Records with drawing code:
____

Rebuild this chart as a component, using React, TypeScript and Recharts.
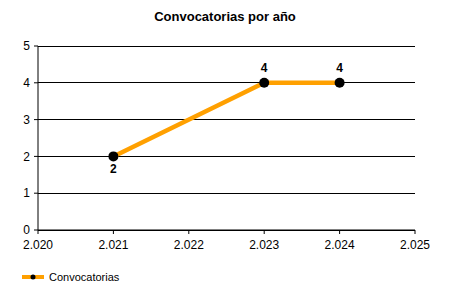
import { LineChart, Line, XAxis, YAxis, CartesianGrid, Legend, LabelList } from "recharts";

const years = [2021, 2023, 2024];
const convocatorias = [2, 4, 4];
const xTicks = [2020, 2021, 2022, 2023, 2024, 2025];
const yTicks = [0, 1, 2, 3, 4, 5];

const data = years.map((year, i) => ({ year, value: convocatorias[i] }));

const FONT = "'Liberation Sans', Arial, sans-serif";
const ORANGE = "#FFA000";

const formatYear = (n: number) =>
  `${Math.floor(n / 1000)}.${String(n % 1000).padStart(3, "0")}`;

// label under the point when the line goes up from it, else above
const PointLabel = (props: any) => {
  const { x, y, value, index } = props;
  const next = convocatorias[index + 1];
  const below = next !== undefined && next > value;
  return (
    <text
      x={x}
      y={below ? y + 17 : y - 11}
      textAnchor="middle"
      fontFamily={FONT}
      fontSize={12}
      fontWeight="bold"
      fill="#000"
    >
      {value}
    </text>
  );
};

const LegendContent = () => (
  <div style={{ display: "flex", alignItems: "center", fontFamily: FONT, fontSize: 11, color: "#000" }}>
    <svg width={24} height={10} style={{ marginRight: 4 }}>
      <line x1={1} y1={5} x2={23} y2={5} stroke={ORANGE} strokeWidth={4} />
      <circle cx={12} cy={5} r={2.5} fill="#000" />
    </svg>
    <span>Convocatorias</span>
  </div>
);

const App = () => {
  return (
    <div style={{ position: "absolute", left: 0, top: 0, width: 450, height: 300, background: "#fff" }}>
      <div
        style={{
          position: "absolute",
          top: 9,
          width: 450,
          textAlign: "center",
          fontFamily: FONT,
          fontSize: 13,
          fontWeight: "bold",
          color: "#000",
        }}
      >
        Convocatorias por año
      </div>
      <LineChart width={450} height={300} data={data} margin={{ top: 46, right: 35, left: 0, bottom: 24 }}>
        <CartesianGrid vertical={false} stroke="#000" strokeOpacity={1} shapeRendering="crispEdges" />
        <XAxis
          dataKey="year"
          type="number"
          domain={[2020, 2025]}
          ticks={xTicks}
          tickFormatter={formatYear}
          height={32}
          stroke="#000"
          tickSize={4}
          tickMargin={6}
          tick={{ fill: "#000", fontSize: 12, fontFamily: FONT }}
        />
        <YAxis
          type="number"
          domain={[0, 5]}
          ticks={yTicks}
          width={38}
          stroke="#000"
          tickSize={4}
          tickMargin={4}
          tick={{ fill: "#000", fontSize: 12, fontFamily: FONT }}
        />
        <Legend
          verticalAlign="bottom"
          align="left"
          content={<LegendContent />}
          wrapperStyle={{ left: 21, bottom: 15, height: 14 }}
        />
        <Line
          dataKey="value"
          name="Convocatorias"
          stroke={ORANGE}
          strokeWidth={4.5}
          dot={{ r: 5, fill: "#000", stroke: "#000", strokeWidth: 0 }}
          isAnimationActive={false}
        >
          <LabelList dataKey="value" content={<PointLabel />} />
        </Line>
      </LineChart>
    </div>
  );
};

export default App;
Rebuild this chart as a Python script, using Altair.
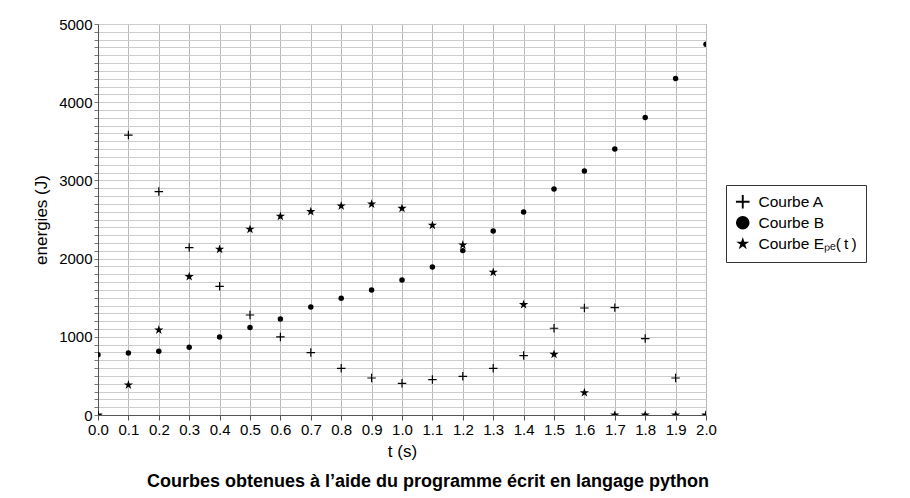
import altair as alt
import pandas as pd

# ---- data ----
t_values = [0.0, 0.1, 0.2, 0.3, 0.4, 0.5, 0.6, 0.7, 0.8, 0.9, 1.0,
            1.1, 1.2, 1.3, 1.4, 1.5, 1.6, 1.7, 1.8, 1.9, 2.0]
courbe_a = [0, 3580, 2857, 2141, 1646, 1279, 998, 798, 597, 473, 405,
            453, 495, 597, 760, 1109, 1368, 1373, 977, 473, 0]
courbe_b = [772, 793, 815, 866, 998, 1118, 1228, 1381, 1492, 1599, 1727,
            1893, 2102, 2353, 2596, 2890, 3120, 3402, 3803, 4302, 4740]
courbe_epe = [0, 384, 1087, 1770, 2119, 2375, 2541, 2601, 2673, 2698, 2643,
              2426, 2174, 1825, 1412, 776, 286, 0, 0, 0, 0]

series_names = ["Courbe A", "Courbe B", "Courbe E\u209a\u2091(\u2009t\u2009)"]
PLUS = "M-1,-0.14H-0.14V-1H0.14V-0.14H1V0.14H0.14V1H-0.14V0.14H-1Z"
STAR = ("M0,-1L0.2245,-0.309L0.9511,-0.309L0.3633,0.118L0.5878,0.809"
        "L0,0.382L-0.5878,0.809L-0.3633,0.118L-0.9511,-0.309L-0.2245,-0.309Z")
series_shapes = [PLUS, "circle", STAR]
series_sizes = [72, 30, 95]

x_ticks = [round(i * 0.1, 1) for i in range(21)]
y_ticks = list(range(0, 5001, 100))

FONT = "Liberation Sans"


def frame(name, vals):
    return pd.DataFrame({"t": t_values, "E": vals, "serie": [name] * len(vals)})


x_enc = alt.X("t:Q",
              scale=alt.Scale(domain=[0, 2], nice=False, zero=False),
              axis=alt.Axis(values=x_ticks, format=".1f", title="t (s)",
                            gridColor="#b8b8b8", gridWidth=1,
                            tickColor="#555", domainColor="#555",
                            tickSize=5, labelPadding=2, titlePadding=6,
                            labelFlush=False,
                            labelFontSize=15, titleFontSize=17,
                            labelFont=FONT, titleFont=FONT,
                            labelColor="black", titleColor="black",
                            titleFontWeight="normal", labelOverlap=False))
y_enc = alt.Y("E:Q",
              scale=alt.Scale(domain=[0, 5000], nice=False),
              axis=alt.Axis(values=y_ticks, format="d",
                            labelExpr="datum.value % 1000 === 0 ? datum.label : ''",
                            title="energies (J)",
                            gridColor="#cccccc", gridWidth=1,
                            tickColor="#777", domainColor="#555",
                            tickSize=4, labelPadding=2, titlePadding=8,
                            labelFlush=False,
                            labelFontSize=15, titleFontSize=17,
                            labelFont=FONT, titleFont=FONT,
                            labelColor="black", titleColor="black",
                            titleFontWeight="normal", labelOverlap=False))
shape_enc = alt.Shape("serie:N",
                      scale=alt.Scale(domain=series_names, range=series_shapes),
                      legend=alt.Legend(title=None, orient="none",
                                        legendX=628, legendY=161,
                                        strokeColor="#333", padding=9,
                                        labelFont=FONT, labelFontSize=15.5,
                                        labelColor="black",
                                        symbolSize=185, symbolStrokeWidth=0,
                                        symbolFillColor="black",
                                        labelOffset=8, rowPadding=4))

layers = []
for name, vals, size in zip(series_names, [courbe_a, courbe_b, courbe_epe], series_sizes):
    layers.append(
        alt.Chart(frame(name, vals)).mark_point(
            filled=True, clip=True, fill="black", strokeWidth=0,
            opacity=1, size=size
        ).encode(x=x_enc, y=y_enc, shape=shape_enc)
    )

chart = alt.layer(*layers).properties(
    width=608,
    height=391,
    padding={"left": 24, "top": 9, "right": 5, "bottom": 5},
    title=alt.TitleParams(
        text="Courbes obtenues \u00e0 l\u2019aide du programme \u00e9crit en langage python",
        orient="bottom", anchor="middle", fontSize=18, fontWeight="bold",
        font=FONT, color="black", dx=26, offset=14),
).configure_view(
    stroke="#888", strokeWidth=1
)

chart.save("out.html", embed_options={"renderer": "svg", "actions": False})
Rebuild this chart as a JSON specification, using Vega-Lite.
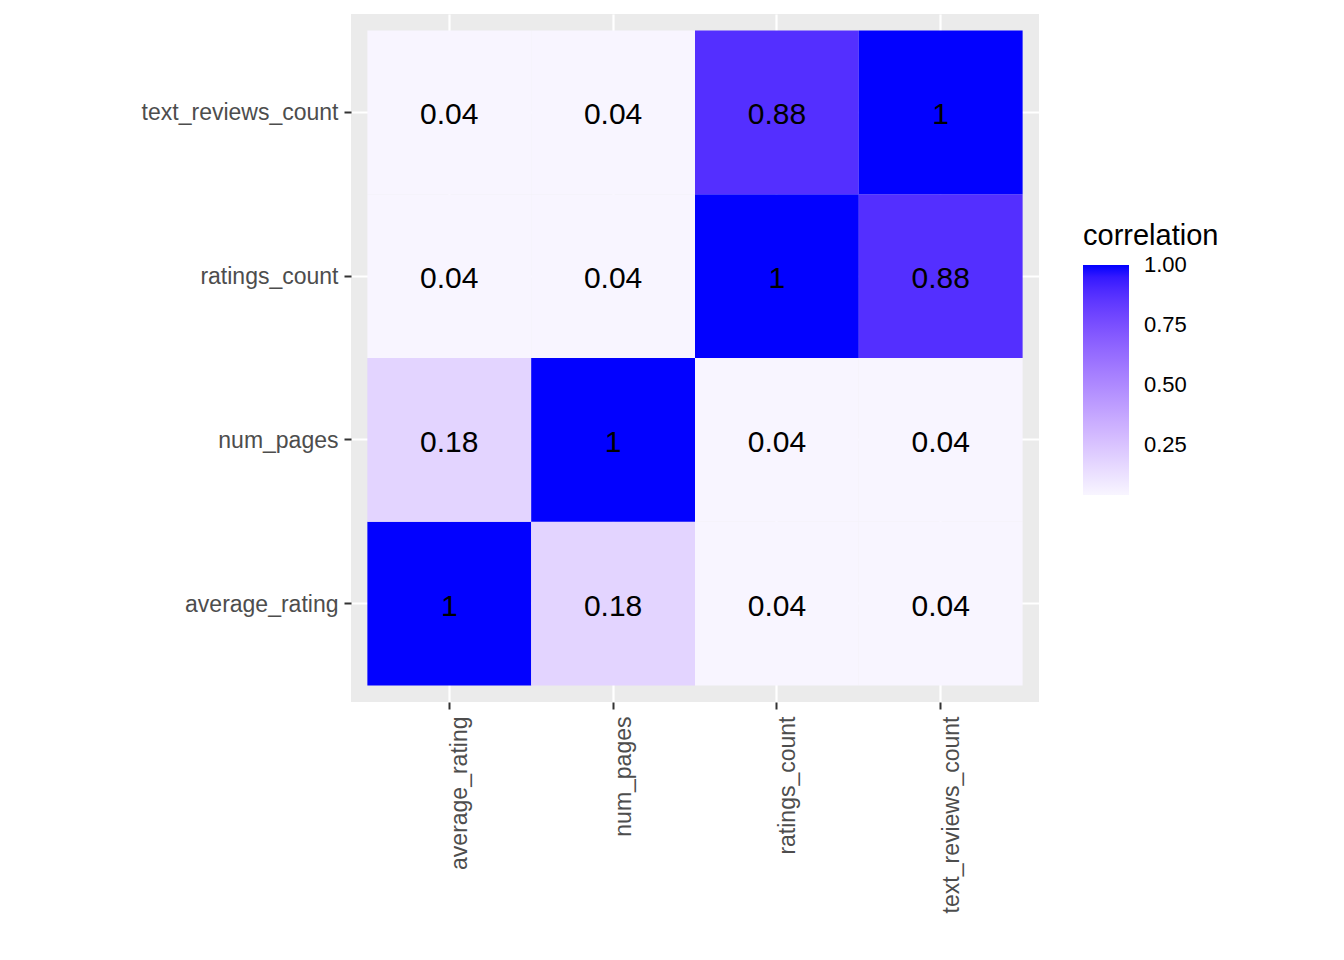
{
  "$schema": "https://vega.github.io/schema/vega-lite/v6.json",
  "autosize": "none",
  "width": 688,
  "height": 688,
  "padding": {"left": 351, "top": 14, "right": 305, "bottom": 258},
  "background": "white",
  "config": {
    "view": {"fill": "#EBEBEB", "stroke": null},
    "font": "Liberation Sans"
  },
  "data": {
    "values": [
      {"x": "average_rating", "y": "average_rating", "corr": 1},
      {"x": "num_pages", "y": "average_rating", "corr": 0.18},
      {"x": "ratings_count", "y": "average_rating", "corr": 0.04},
      {"x": "text_reviews_count", "y": "average_rating", "corr": 0.04},
      {"x": "average_rating", "y": "num_pages", "corr": 0.18},
      {"x": "num_pages", "y": "num_pages", "corr": 1},
      {"x": "ratings_count", "y": "num_pages", "corr": 0.04},
      {"x": "text_reviews_count", "y": "num_pages", "corr": 0.04},
      {"x": "average_rating", "y": "ratings_count", "corr": 0.04},
      {"x": "num_pages", "y": "ratings_count", "corr": 0.04},
      {"x": "ratings_count", "y": "ratings_count", "corr": 1},
      {"x": "text_reviews_count", "y": "ratings_count", "corr": 0.88},
      {"x": "average_rating", "y": "text_reviews_count", "corr": 0.04},
      {"x": "num_pages", "y": "text_reviews_count", "corr": 0.04},
      {"x": "ratings_count", "y": "text_reviews_count", "corr": 0.88},
      {"x": "text_reviews_count", "y": "text_reviews_count", "corr": 1}
    ]
  },
  "encoding": {
    "x": {
      "field": "x", "type": "nominal",
      "scale": {"domain": ["average_rating", "num_pages", "ratings_count", "text_reviews_count"], "paddingInner": 0, "paddingOuter": 0.1},
      "axis": {
        "title": null, "labelAngle": -90, "labelAlign": "right", "labelBaseline": "middle",
        "labelFontSize": 23, "labelColor": "#4D4D4D", "labelPadding": 7, "labelLimit": 0, "labelOffset": 11,
        "tickColor": "#333333", "tickSize": 7, "tickWidth": 2, "bandPosition": 0.5,
        "grid": true, "gridColor": "white", "gridWidth": 2.2, "domain": false, "zindex": 0
      }
    },
    "y": {
      "field": "y", "type": "nominal",
      "scale": {"domain": ["text_reviews_count", "ratings_count", "num_pages", "average_rating"], "paddingInner": 0, "paddingOuter": 0.1},
      "axis": {
        "title": null, "labelFontSize": 23, "labelColor": "#4D4D4D", "labelPadding": 6, "labelLimit": 0, "labelOffset": 1,
        "tickColor": "#333333", "tickSize": 7, "tickWidth": 2, "bandPosition": 0.5,
        "grid": true, "gridColor": "white", "gridWidth": 2.2, "domain": false, "zindex": 0
      }
    }
  },
  "layer": [
    {
      "mark": {"type": "rect"},
      "encoding": {
        "color": {
          "field": "corr", "type": "quantitative",
          "scale": {"domain": [0.04, 1.001], "range": ["#F8F5FF", "blue"], "interpolate": "lab"},
          "legend": {
            "title": "correlation", "orient": "none", "legendX": 732, "legendY": 208,
            "direction": "vertical", "gradientLength": 230, "gradientThickness": 46,
            "values": [0.25, 0.5, 0.75, 1], "format": ".2f",
            "titleFontSize": 29, "titleFontWeight": "normal", "titleColor": "black", "titlePadding": 14,
            "labelFontSize": 22, "labelColor": "black", "labelOffset": 15, "labelBaseline": "middle",
            "gradientStrokeWidth": 0
          }
        }
      }
    },
    {
      "mark": {"type": "text", "fontSize": 30, "color": "black", "dy": 3},
      "encoding": {"text": {"field": "corr", "type": "nominal"}}
    }
  ]
}
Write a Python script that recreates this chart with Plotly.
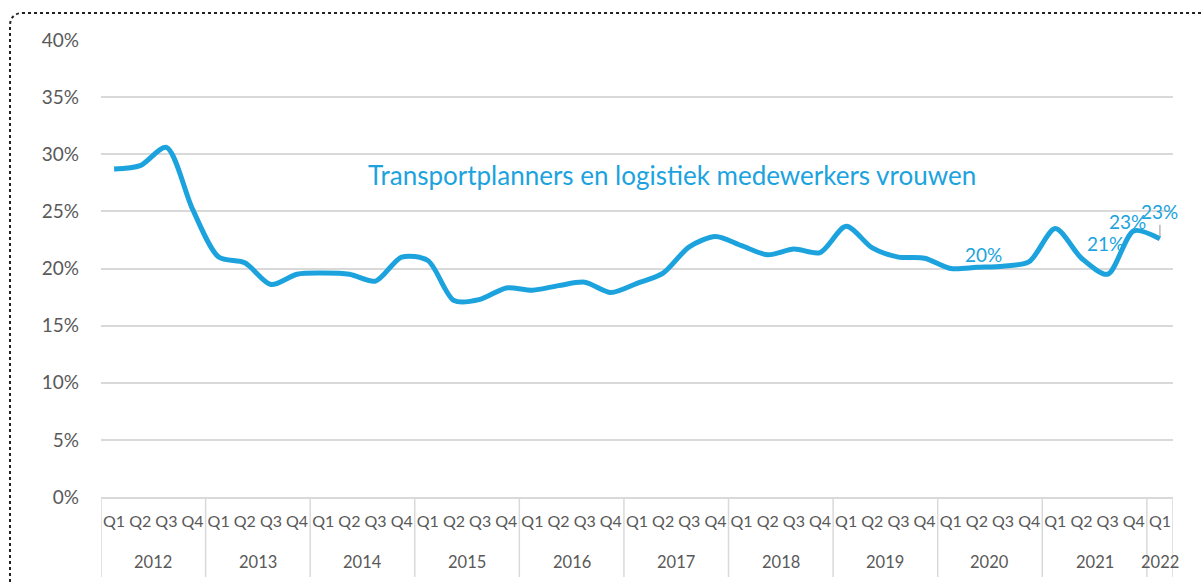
import plotly.graph_objects as go

year_list = ["2012", "2013", "2014", "2015", "2016", "2017", "2018", "2019", "2020", "2021", "2022"]
quarters_per_year = [4, 4, 4, 4, 4, 4, 4, 4, 4, 4, 1]
quarter_names = ["Q1", "Q2", "Q3", "Q4"]

years = [y for y, n in zip(year_list, quarters_per_year) for _ in range(n)]
quarters = [quarter_names[k] for n in quarters_per_year for k in range(n)]
cats = [f"{y} {q}" for y, q in zip(years, quarters)]

share = [
    28.7, 29.0, 30.6, 25.2,   # 2012
    21.0, 20.5, 18.6, 19.5,   # 2013
    19.6, 19.5, 18.9, 21.0,   # 2014
    20.7, 17.2, 17.3, 18.3,   # 2015
    18.1, 18.5, 18.8, 17.9,   # 2016
    18.7, 19.6, 21.9, 22.8,   # 2017
    22.0, 21.2, 21.7, 21.4,   # 2018
    23.7, 21.8, 21.0, 20.9,   # 2019
    20.0, 20.1, 20.2, 20.6,   # 2020
    23.5, 20.9, 19.5, 23.3,   # 2021
    22.6,                     # 2022
]
share = [v / 100 for v in share]

label_idx = [33, 38, 39, 40]
label_txt = ["20%", "21%", "23%", "23%"]
label_dx = [7, -2, -6, 0]
label_dy = [13, 31, 9, 0]

title_text = "Transportplanners en logistiek medewerkers vrouwen"

BLUE = "#1CA3DE"
GRAY = "#595959"
GRID = "#D9D9D9"
FONT = "Lato"

L, T = 101, 40
W, H = 1072, 457
def px(x):
    return (x - L) / W
def py(y):
    return (T + H - y) / H

fig = go.Figure()
fig.add_trace(go.Scatter(
    x=cats, y=share, mode="lines",
    line=dict(color=BLUE, width=5, shape="spline", smoothing=0.8),
    hoverinfo="skip", showlegend=False,
))

for i, t, dx, dy in zip(label_idx, label_txt, label_dx, label_dy):
    last = (i == len(share) - 1)
    fig.add_annotation(
        x=cats[i], xref="x", yref="y",
        y=share[i], text=t,
        font=dict(family=FONT, size=19, color=BLUE),
        showarrow=last, arrowhead=0, arrowcolor="#A6A6A6", arrowwidth=1.2,
        ax=0, ay=-27, standoff=2,
        xshift=dx, yshift=dy if not last else 0,
    )

# year group labels and dividers
start = 0
for y, n in zip(year_list, quarters_per_year):
    fig.add_annotation(
        x=start + (n - 1) / 2, y=py(562), xref="x", yref="paper",
        text=y, showarrow=False, yanchor="middle", xanchor="center",
        font=dict(family=FONT, size=16.5, color=GRAY),
    )
    fig.add_shape(type="line", xref="x", yref="paper",
                  x0=start - 0.5, x1=start - 0.5, y0=0, y1=py(577),
                  line=dict(color=GRID, width=1.5))
    start += n
fig.add_shape(type="line", xref="x", yref="paper",
              x0=start - 0.5, x1=start - 0.5, y0=0, y1=py(577),
              line=dict(color=GRID, width=1.5))

fig.add_annotation(
    x=px(672), y=py(175), xref="paper", yref="paper",
    text=title_text, showarrow=False, yanchor="middle", xanchor="center",
    font=dict(family=FONT, size=26, color=BLUE),
)

# dotted chart frame (rounded top-left corner)
frame = (f"M {px(10)},{py(600)} L {px(10)},{py(26)} "
         f"Q {px(10)},{py(13)} {px(23)},{py(13)} L {px(1215)},{py(13)}")
fig.add_shape(type="path", path=frame, xref="paper", yref="paper",
              line=dict(color="#222222", width=2, dash="dot"), layer="above")

fig.update_layout(
    width=1201, height=585,
    margin=dict(l=L, r=1201 - L - W, t=T, b=585 - T - H, autoexpand=False),
    paper_bgcolor="white", plot_bgcolor="white",
    font=dict(family=FONT, color=GRAY),
    xaxis=dict(
        type="category", automargin=False, range=[-0.5, len(cats) - 0.5],
        tickmode="array", tickvals=cats, ticktext=quarters,
        showgrid=False, showline=True, linecolor=GRID, linewidth=1.5,
        tickfont=dict(family=FONT, size=16, color=GRAY), tickangle=0,
        ticks="", zeroline=False, ticklabelstandoff=9,
    ),
    yaxis=dict(
        range=[0, 0.4], dtick=0.05, tickformat=".0%", automargin=False,
        showgrid=True, gridcolor=GRID, gridwidth=1.5,
        zeroline=False, showline=False, ticks="",
        tickfont=dict(family=FONT, size=19, color=GRAY),
        ticklabelstandoff=21,
    ),
)

fig.write_html("out.html", config={"displayModeBar": False},
               post_script="document.body.style.margin='0';")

____

§ **Exercise goal**
Copy all lines of the material above where the string "this" occurs.

§ **Task solution**
Rebuild this chart as a component, using React, TypeScript and Recharts.
Rebuild this chart as a Python script, using Altair.
Rebuild this chart as a JSON specification, using Vega-Lite.
Write a Python script that recreates this chart with Plotly.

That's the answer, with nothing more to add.